I spoke in sacrament meeting today. Usually I don’t dread speaking in church, but today was different, of course, because today there was a chance I’d offend half the ward. I’ve never felt so unqualified to talk about a subject, though I don’t know why I should be; after all, I have a mother and my wife is a mother, so I guess that makes me as qualified as any man will ever be to talk about mothers.
I think the biggest problem, though, was that I’ve heard a lot of women, both married and single, with children and without, say how much they hate Mother’s Day in church. Frankly, I don’t blame them, since the theme of the whole day seems to be “Mothers are angels on earth and are the most spiritual and loving and selfless beings that walk the earth.” It’s the sort of thing that’s liable to give people inferiority complexes.
Instead I tried to stay away from the “mothers are a hair’s breadth away from getting translated and taken up into heaven” angle and focus more on my own mother and how, even though she wasn’t perfect and had flaws and whatnot, she made sacrifices for us on a daily basis and often got few thanks in return. Growing up, you kind of take it all for granted, but looking back—especially now that I’m a parent—I can really start to appreciate just how much she did for us.
So, if you’re reading this, Mom, I just wanted to say thank you for everything. I think I am a better man for having a mother like you. I love you and appreciate all that you did and still do for us.

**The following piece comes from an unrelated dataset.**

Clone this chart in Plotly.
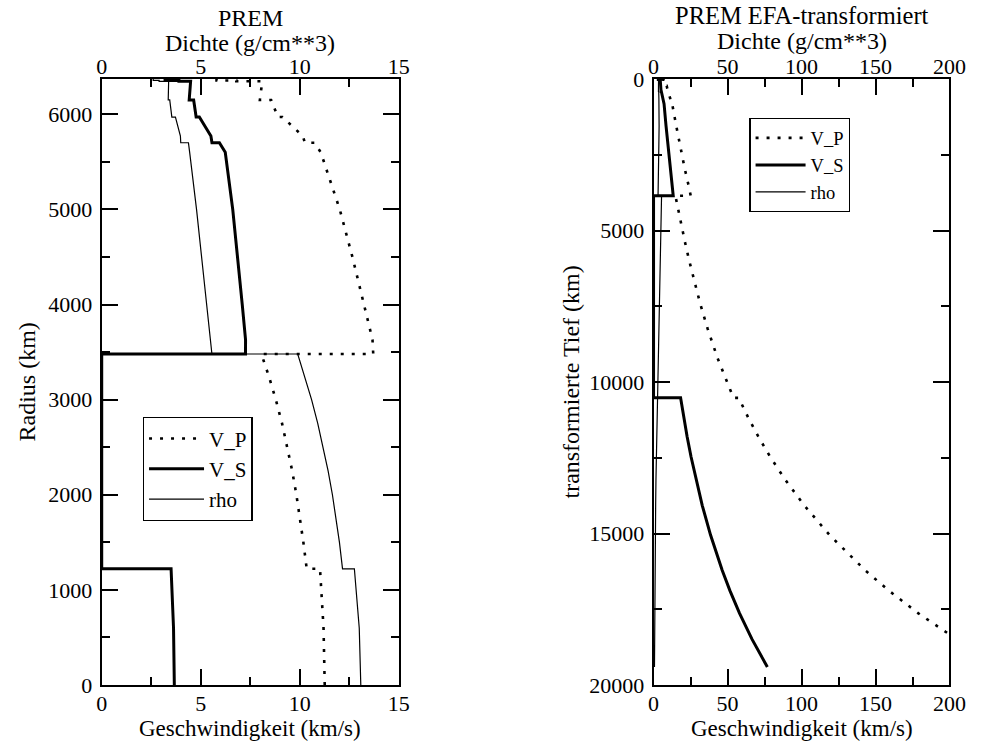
import plotly.graph_objects as go

# ---------------- PREM (left panel): radius vs velocity / density ----------------
radius_km = [0, 600, 1221.5, 1221.5, 1500, 1750, 2000, 2250, 2500, 2750,
             3000, 3250, 3480, 3480, 3630, 4000, 4500, 5000, 5600, 5701,
             5701, 5771, 5971, 5971, 6151, 6151, 6291, 6346.6, 6346.6, 6356,
             6356, 6371]
vp_prem = [11.266, 11.206, 11.028, 10.356, 10.188, 10.021, 9.835, 9.624, 9.384, 9.110,
           8.796, 8.438, 8.065, 13.717, 13.680, 13.245, 12.665, 12.025, 11.066, 10.751,
           10.266, 10.158, 9.134, 8.905, 8.559, 7.990, 8.076, 8.111, 6.800, 6.800,
           5.800, 5.800]
vs_prem = [3.668, 3.628, 3.504, 0, 0, 0, 0, 0, 0, 0,
           0, 0, 0, 7.265, 7.266, 7.100, 6.873, 6.619, 6.241, 5.945,
           5.570, 5.516, 4.932, 4.770, 4.644, 4.419, 4.471, 4.491, 3.900, 3.900,
           3.200, 3.200]
rho_prem = [13.089, 13.010, 12.764, 12.166, 12.010, 11.845, 11.655, 11.437, 11.191, 10.913,
            10.602, 10.255, 9.903, 5.567, 5.491, 5.307, 5.055, 4.790, 4.443, 4.381,
            3.992, 3.976, 3.724, 3.543, 3.436, 3.360, 3.375, 3.381, 2.900, 2.900,
            2.600, 2.600]

# ---------------- PREM EFA-transformed (right panel): depth vs values ----------------
depth_efa = [0, 15.0, 15.0, 24.4, 24.4, 80.5, 223.9, 223.9, 413.1, 413.1,
             630.2, 707.9, 707.9, 821.8, 1543.8, 2215.1, 2965.5, 3583.8, 3852.7, 3852.7,
             4288.3, 4798.3, 5352.6, 5959.8, 6631.1, 7381.5, 8232.2, 9214.3, 10522.8, 10522.8,
             11190.3, 11797.5, 12468.8, 13219.2, 14069.9, 15052.0, 16213.4, 16884.7, 17635.3, 18486.0,
             19405.1]
vp_efa = [5.800, 5.814, 6.816, 6.826, 8.142, 8.179, 8.276, 8.865, 9.502, 9.746,
          11.214, 11.473, 12.015, 12.589, 15.322, 17.931, 21.097, 24.010, 25.112, 14.765,
          16.540, 18.679, 21.105, 23.915, 27.252, 31.329, 36.482, 43.270, 54.012, 57.521,
          64.130, 70.753, 78.825, 88.891, 101.803, 118.987, 143.004, 158.999, 178.979, 204.654,
          236.504]
vs_efa = [3.200, 3.208, 3.909, 3.915, 4.508, 4.527, 4.577, 4.810, 5.090, 5.263,
          6.090, 6.225, 6.644, 7.100, 8.434, 9.730, 11.308, 12.753, 13.300, 0,
          0, 0, 0, 0, 0, 0, 0, 0, 0, 18.277,
          20.475, 22.669, 25.335, 28.651, 32.893, 38.528, 46.386, 51.614, 58.140, 66.521,
          76.908]
rho_efa = [2.600, 2.594, 2.893, 2.889, 3.368, 3.332, 3.244, 3.317, 3.321, 3.490,
           3.601, 3.572, 3.920, 3.905, 3.759, 3.570, 3.332, 3.129, 3.041, 5.410,
           5.231, 4.992, 4.710, 4.391, 4.039, 3.659, 3.254, 2.828, 2.333, 2.447,
           2.214, 2.020, 1.824, 1.626, 1.426, 1.225, 1.023, 0.921, 0.820, 0.718,
           0.622]

series_names = ["V_P", "V_S", "rho"]

FONT = "Liberation Serif, Times New Roman, Times, serif"
W, H = 987, 742
MT, MB = 79, 57
PH = H - MT - MB


def py(ypix):
    return (H - MB - ypix) / PH


DOT = "3px,8px"
styles = [dict(color="black", width=2.6, dash=DOT),
          dict(color="black", width=3.0),
          dict(color="black", width=1.2)]

fig = go.Figure()
# left: velocities on bottom axis (x), density on top axis (x3)
for name, vals, st, xa in zip(series_names, [vp_prem, vs_prem, rho_prem], styles, ["x", "x", "x3"]):
    fig.add_trace(go.Scatter(x=vals, y=radius_km, mode="lines", name=name, line=st,
                             xaxis=xa, yaxis="y", legend="legend"))
# right: velocities on bottom axis (x2), density on top axis (x4)
for name, vals, st, xa in zip(series_names, [vp_efa, vs_efa, rho_efa], styles, ["x2", "x2", "x4"]):
    fig.add_trace(go.Scatter(x=vals, y=depth_efa, mode="lines", name=name, line=st,
                             xaxis=xa, yaxis="y2", legend="legend2"))

tickfont = dict(family=FONT, size=22, color="black")


def ax(**kw):
    d = dict(showline=True, linewidth=2, linecolor="black", mirror="ticks",
             ticks="inside", ticklen=16, tickwidth=1.5, tickcolor="black",
             showgrid=False, zeroline=False, tickfont=tickfont, fixedrange=True,
             tickformat="d")
    d.update(kw)
    return d


def mn(dt):
    return dict(ticks="inside", ticklen=8, tickwidth=1.5, tickcolor="black", dtick=dt, showgrid=False)


def topax(over, anchor, rng, dt):
    return dict(overlaying=over, side="top", anchor=anchor, range=rng, dtick=dt,
                showline=False, ticks="", showgrid=False, zeroline=False,
                tickfont=tickfont, fixedrange=True, tickformat="d")


dom1 = [98 / W, 402 / W]
dom2 = [663 / W, 966 / W]

fig.update_layout(
    width=W, height=H,
    margin=dict(l=0, r=0, t=MT, b=MB),
    paper_bgcolor="white", plot_bgcolor="white",
    font=dict(family=FONT, size=22, color="black"),
    xaxis=ax(domain=dom1, range=[0, 15], dtick=5, anchor="y", minor=mn(2.5), ticklabelstandoff=-2),
    yaxis=ax(domain=[0, 1], range=[0, 6371], dtick=1000, anchor="x", minor=mn(500), ticklabelstandoff=3),
    xaxis2=ax(domain=dom2, range=[0, 200], dtick=50, anchor="y2", minor=mn(25), ticklabelstandoff=-2),
    yaxis2=ax(domain=[0, 1], range=[20000, 0], dtick=5000, anchor="x2", minor=mn(2500), ticklabelstandoff=3),
    xaxis3=topax("x", "y", [0, 15], 5),
    xaxis4=topax("x2", "y2", [0, 200], 50),
    legend=dict(x=140 / W, y=py(417), xanchor="left", yanchor="top",
                bordercolor="black", borderwidth=1.3, bgcolor="white",
                font=dict(family=FONT, size=21, color="black"), itemwidth=55,
                tracegroupgap=0),
    legend2=dict(x=761 / W, y=py(118), xanchor="left", yanchor="top",
                 bordercolor="black", borderwidth=1.3, bgcolor="white",
                 font=dict(family=FONT, size=18.5, color="black"), itemwidth=50,
                 tracegroupgap=0),
    showlegend=True,
)

annots = [
    ("PREM", 250 / W, py(18), 0, 24),
    ("Dichte (g/cm**3)", 250 / W, py(43), 0, 24),
    ("Geschwindigkeit (km/s)", 250 / W, py(728), 0, 23),
    ("Radius (km)", 22 / W, py(382), -90, 24),
    ("PREM EFA-transformiert", 814.5 / W, py(16), 0, 24.5),
    ("Dichte (g/cm**3)", 814.5 / W, py(41), 0, 24),
    ("Geschwindigkeit (km/s)", 814.5 / W, py(728), 0, 23),
    ("transformierte Tief (km)", 578 / W, py(382), -90, 24),
]
for text, x, y, ang, fs in annots:
    fig.add_annotation(text=text, x=x, y=y, xref="paper", yref="paper",
                       xanchor="center", yanchor="middle", showarrow=False,
                       textangle=ang, font=dict(family=FONT, size=fs, color="black"))

fig.write_html("out.html")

Also, here’s an awesome story about my mom. As I said recently, my parents just moved to Nebraska and are now living on five acres of land just outside of a podunk town. On Friday my mother noticed that a couple of the burrowing owls out in the yard were acting funny, so she went outside to see what was up, and she found that there was a small (only two and a half feet long) rattlesnake outside. My dad and brother were at work, so she did the only reasonable thing: she got the rifle and shot it. Way to go, Mom.
7 thoughts on “Mother’s Day”
He really gave an awesome talk. And he really does have an awesome mother. (As do I, but this post is not about her.)
I realized as I was going to bed that I forgot a very important point. I got a lot of compliments from women about my talk, so I can assume that it went well. And I got one comment from the ward’s Ornery Old Guy, who pulled me aside after sacrament. He said, “One comment. It sounds like your wife is still working . . .” I told him you weren’t, and he nodded and said, “Good for you.” I’m glad I didn’t have to hear what he would’ve said if I’d said you were.
Now I’m wondering what on earth gave him the impression that I was still working. And why he thought it was any of his business if I was.
Sounds like the kind of talk I’d’ve enjoyed.
And props to your mom for shooting the snake. Way cool.
I really worried that my post on my Mom was a bit…canonizing. She hasn’t responded to it, so maybe it was.
This post offended me.
I don’t see how it could have. It’s about Mother’s Day, and last I checked you’re not a mother. It’s not even addressing you, so there’s no way you could have been offended.